According to Ross Coulthart, a young man pushed Parkinson's head under his body -- "which is an incredible thing to do" he told Channel 9's The Today Show.

"People are being murdered around her, and somebody yells 'Run! Run!' and she gets up and starts running," he said.

Parkinson says she started running towards a barrier, and it was when she was trying to get over it that she was shot in the upper thigh.

"I ran towards this barrier bent over like that but I got stuck, sort of like people around, Because they were I couldn't get my legs up, and that's when I was shot. It came through my head, It just sort of 'OK. I've been shot.

"I thought, 'got to keep going.' And so I kept going."

She said she was lucky because her important organs seemed to be protected by being bent over the barrier.

Parkinson said she ran from the Bataclan Theatre into a side street with a group of people that took refuge in a nearby residential building where they waited for two hours, not sure if they were safe. The group comforted each other until firemen helped them to a nearby cafe for triage.

When asked if how she felt about the men who were trying to kill her, she said:

"They weren't trying to kill me. I have nothing to do with it.

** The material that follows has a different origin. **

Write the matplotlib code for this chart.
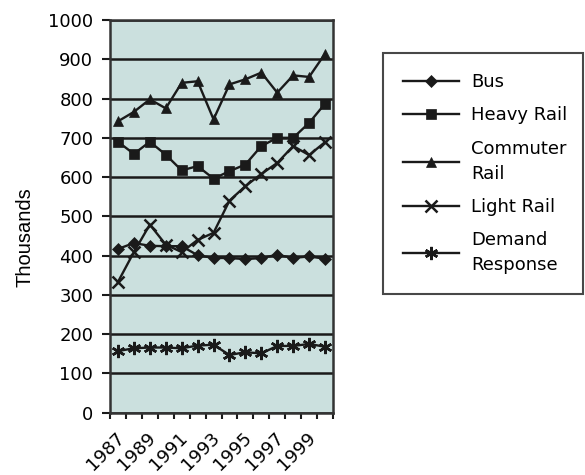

I was just incidentally there... They were targeting young people who were doing what young people do, laughing and being happy," she said.

She thought the only reason that specific demographic was targeted was to incite fear and hate, and to make people afraid.

"Those people must've been sick," she said. "No sane person, no healthy person, can walk into a room full of people having fun and start shooting at them."

Parkinson is on her way back to Tasmania with her Mum, according to Coulthart.